À l’époque où se tenait à Jérusalem un Temple, au jour de Yom Kippour, le Grand-prêtre comme un grand Alef faisait venir à lui deux boucs, deux animaux en tout point semblables, comme deux frères jumeaux. Ah’…
Et voilà qu’il séparait l’un de l’autre. L’un devenait pour l’autre Ah’er.
D’un côté, celui consacré à l’Éternel. De l’autre, celui qui suivrait dans le désert un émissaire chargé de le mener derrière lui, Ah’arav, vers un lieu inconnu.
Ce bouc, chargé de toutes les fautes du peuple, ce “bouc émissaire” portait sur lui la responsabilité de ceux qui aspiraient à travers lui à s’en débarrasser.
Et 2000 ans plus tard, au jour de Yom Kippour, les Juifs racontent toujours cette histoire à l’heure de leur propre introspection. Et ce récit ancestral semble leur dire :
– Il t’arrivera, à toi aussi, d’être tenté de choisir un bouc, de t’imaginer que tu peux, sur sa tête et à travers lui, te dédouaner de toute responsabilité.
– En évoquant ce récit, tu te souviendras que le Temple fut détruit. Il n’y a plus ni sacrifice, ni bouc, ni Grand-prêtre, ni émissaire, ni transfert des fautes possible. Mais il y a encore et toujours la responsabilité humaine de tenter de vivre avec ce que nous avons fait ou ce qui nous est arrivé.
Yom Kippour est un “complot juif”, un complot juif contre le complotisme, une mise en scène puissante à laquelle nous assistons chaque année pour nous souvenir de ne pas nous défausser sur un autre de nos responsabilités.

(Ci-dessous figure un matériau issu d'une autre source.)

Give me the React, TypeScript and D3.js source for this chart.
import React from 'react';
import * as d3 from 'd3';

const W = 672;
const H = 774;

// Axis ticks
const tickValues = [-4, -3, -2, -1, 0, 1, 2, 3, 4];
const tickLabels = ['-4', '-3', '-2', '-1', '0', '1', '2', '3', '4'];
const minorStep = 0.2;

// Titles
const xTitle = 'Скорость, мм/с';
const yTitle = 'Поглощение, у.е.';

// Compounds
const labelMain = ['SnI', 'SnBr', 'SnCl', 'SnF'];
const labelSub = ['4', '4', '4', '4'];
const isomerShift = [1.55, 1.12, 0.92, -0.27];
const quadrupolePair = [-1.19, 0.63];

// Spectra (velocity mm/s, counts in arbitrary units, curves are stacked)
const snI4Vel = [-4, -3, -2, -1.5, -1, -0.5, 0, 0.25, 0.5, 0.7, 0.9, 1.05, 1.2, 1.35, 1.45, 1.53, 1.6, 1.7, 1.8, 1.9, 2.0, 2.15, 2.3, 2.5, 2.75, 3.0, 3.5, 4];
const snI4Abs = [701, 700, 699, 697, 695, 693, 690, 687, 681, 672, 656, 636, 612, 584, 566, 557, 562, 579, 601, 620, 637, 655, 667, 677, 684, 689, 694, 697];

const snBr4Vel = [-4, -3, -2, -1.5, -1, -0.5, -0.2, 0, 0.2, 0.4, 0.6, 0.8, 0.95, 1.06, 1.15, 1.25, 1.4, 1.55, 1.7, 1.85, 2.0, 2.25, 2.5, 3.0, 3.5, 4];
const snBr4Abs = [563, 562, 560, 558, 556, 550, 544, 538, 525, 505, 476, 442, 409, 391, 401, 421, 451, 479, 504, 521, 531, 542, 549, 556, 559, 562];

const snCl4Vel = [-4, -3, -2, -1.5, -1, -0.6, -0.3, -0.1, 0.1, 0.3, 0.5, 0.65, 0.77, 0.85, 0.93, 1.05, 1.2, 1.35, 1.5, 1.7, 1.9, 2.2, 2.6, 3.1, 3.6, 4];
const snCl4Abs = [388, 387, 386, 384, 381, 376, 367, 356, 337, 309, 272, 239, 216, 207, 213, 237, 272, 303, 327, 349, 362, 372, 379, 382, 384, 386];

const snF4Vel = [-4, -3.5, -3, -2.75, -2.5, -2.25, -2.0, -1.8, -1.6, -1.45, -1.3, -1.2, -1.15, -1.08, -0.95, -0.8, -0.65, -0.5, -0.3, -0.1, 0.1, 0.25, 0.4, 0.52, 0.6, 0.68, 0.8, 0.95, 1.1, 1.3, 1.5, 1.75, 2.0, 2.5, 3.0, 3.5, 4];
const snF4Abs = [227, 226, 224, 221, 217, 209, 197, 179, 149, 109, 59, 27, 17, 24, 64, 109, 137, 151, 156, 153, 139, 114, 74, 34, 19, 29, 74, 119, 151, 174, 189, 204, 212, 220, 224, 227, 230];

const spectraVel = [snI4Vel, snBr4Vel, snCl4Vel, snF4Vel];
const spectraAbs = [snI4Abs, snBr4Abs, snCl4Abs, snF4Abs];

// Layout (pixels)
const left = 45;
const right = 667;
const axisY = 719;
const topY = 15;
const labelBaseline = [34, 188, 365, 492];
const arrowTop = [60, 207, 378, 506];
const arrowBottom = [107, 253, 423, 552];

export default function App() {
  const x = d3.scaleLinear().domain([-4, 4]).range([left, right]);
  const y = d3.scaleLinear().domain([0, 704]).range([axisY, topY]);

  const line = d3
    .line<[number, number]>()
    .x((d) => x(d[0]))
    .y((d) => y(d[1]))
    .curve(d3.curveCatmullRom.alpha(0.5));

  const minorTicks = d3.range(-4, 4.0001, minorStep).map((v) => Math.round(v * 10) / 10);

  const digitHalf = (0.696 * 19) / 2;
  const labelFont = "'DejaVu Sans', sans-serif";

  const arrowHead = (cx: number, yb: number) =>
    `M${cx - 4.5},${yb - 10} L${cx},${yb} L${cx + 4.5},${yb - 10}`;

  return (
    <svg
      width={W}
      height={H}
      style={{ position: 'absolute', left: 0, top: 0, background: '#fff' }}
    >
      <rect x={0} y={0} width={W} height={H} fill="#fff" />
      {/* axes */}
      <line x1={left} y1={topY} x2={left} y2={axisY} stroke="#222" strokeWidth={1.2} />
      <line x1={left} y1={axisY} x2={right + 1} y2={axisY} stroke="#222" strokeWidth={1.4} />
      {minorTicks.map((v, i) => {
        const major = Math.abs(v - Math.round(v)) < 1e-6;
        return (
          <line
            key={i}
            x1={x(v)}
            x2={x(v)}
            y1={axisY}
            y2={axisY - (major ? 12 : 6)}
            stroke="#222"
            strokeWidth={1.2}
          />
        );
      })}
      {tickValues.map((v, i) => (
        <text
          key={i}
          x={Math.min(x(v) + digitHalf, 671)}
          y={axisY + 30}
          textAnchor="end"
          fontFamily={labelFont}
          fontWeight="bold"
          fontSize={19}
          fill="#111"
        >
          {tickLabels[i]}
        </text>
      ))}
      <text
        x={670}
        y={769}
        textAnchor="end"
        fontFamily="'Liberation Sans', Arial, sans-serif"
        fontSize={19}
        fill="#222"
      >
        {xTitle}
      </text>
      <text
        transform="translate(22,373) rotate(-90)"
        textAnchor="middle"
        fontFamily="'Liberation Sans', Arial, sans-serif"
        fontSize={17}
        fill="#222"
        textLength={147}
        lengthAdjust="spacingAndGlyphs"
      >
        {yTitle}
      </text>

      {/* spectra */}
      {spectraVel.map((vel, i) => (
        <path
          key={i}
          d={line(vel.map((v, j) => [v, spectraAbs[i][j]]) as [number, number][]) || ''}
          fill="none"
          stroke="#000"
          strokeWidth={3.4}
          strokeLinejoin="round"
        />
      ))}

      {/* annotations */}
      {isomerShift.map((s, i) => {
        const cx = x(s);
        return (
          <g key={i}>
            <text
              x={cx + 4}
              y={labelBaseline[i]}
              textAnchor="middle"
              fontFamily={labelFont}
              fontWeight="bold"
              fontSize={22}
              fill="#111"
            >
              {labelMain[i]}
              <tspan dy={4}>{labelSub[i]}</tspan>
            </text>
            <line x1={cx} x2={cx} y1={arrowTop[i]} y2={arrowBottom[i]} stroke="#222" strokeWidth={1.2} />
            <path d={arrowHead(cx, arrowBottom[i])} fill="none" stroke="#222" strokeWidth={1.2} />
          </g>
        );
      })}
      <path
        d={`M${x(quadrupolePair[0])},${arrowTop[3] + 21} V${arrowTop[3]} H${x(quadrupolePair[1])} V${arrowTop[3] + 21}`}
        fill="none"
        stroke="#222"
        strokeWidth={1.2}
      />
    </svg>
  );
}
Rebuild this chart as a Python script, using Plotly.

Si vous y prêtez attention, vous percevrez que cette journée solennelle dans laquelle nous entrons aujourd’hui répond très exactement à tous les critères de l’humour juif. L’histoire que nous nous racontons, en jouant avec le langage, avec le retournement des clichés antisémites dont nous avons été victimes, avec une certaine autodérision, ce récit tente de nous apprendre à ne jamais vivre notre histoire comme une fatalité, et nous invite à redevenir acteurs de nos histoires et à nous relever de toutes les tragédies.
Figurez-vous qu’en grec, le mot tragédie possède une étrange étymologie. Il vient de la racine Tragoidia qui signifie le “chant du bouc”. Dans les tragédies et les cultes dionysiaques de la Grèce antique, un bouc était inévitablement sacrifié, et son chant résonnait sur scène.
Mais dans la plus grande représentation juive de l’année, à Yom Kippour, nous disons au contraire qu’aucun bouc ne chantera de sacrifice, que la tragédie n’aura pas lieu. Et que nous saurons rester debout, faire preuve de résilience et même parfois d’humour et d’autodérision.
« Milta debdih’outa »… Les rabbins aiment les mots d’humour parce qu’ils croient que le rire peut ouvrir les cœurs et les esprits. Ils sont capables, même à Kippour, jour de la plus grande des solennités, de se moquer d’eux-mêmes. Laissez-moi donc conclure par une petite histoire juive de Yom Kippour, où il est question à la fois de bouc et d’autodérision rabbinique.
C’est l’histoire d’un fermier juif qui, le soir de Kippour, débarque à la synagogue avec un de ses boucs.
Le rabbin, très en colère, se précipite vers lui et lui dit : « Mais enfin, comment oses-tu venir ici avec cet animal ? »
Le fermier répond alors : « C’est lui qui a insisté pour venir. Il étudie beaucoup et il connaît par cœur tout l’office du soir de fête. Écoute ! »
À cet instant, le bouc entame la prière du Kol Nidré et récite parfaitement toute la liturgie de Kippour.
Le rabbin est ébahi et dit au fermier : « Mais c’est un miracle. Ton bouc devrait faire l’école rabbinique ! ».
Et le fermier lui répond du tac au tac : « Je sais bien, je n’arrête pas de le lui répéter, mais figure-toi qu’il tient absolument à faire médecine ».
Certains trouveront peut-être que cette blague n’est pas assez sérieuse pour nous faire entrer solennellement dans le jour de Kippour mais c’est tout l’inverse. À l’heure où nous tremblons et prions pour que nous soit donnée une année de santé et de paix, à l’heure où nous espérons traverser le plus sereinement possible les épreuves qui pourraient surgir, l’humour juif est la plus puissante des prières. Une prière qui nous enseigne qu’il existe une façon de se relever, et de combattre les plus grandes bêtises humaines, les haines et les théories du complot, qui nous mènent vers les pires tragédies, en faisant le choix de la vie, de l’intelligence et du rire.
Shana Tova
* Merci à Eric Slabiak de me l’avoir rappelée.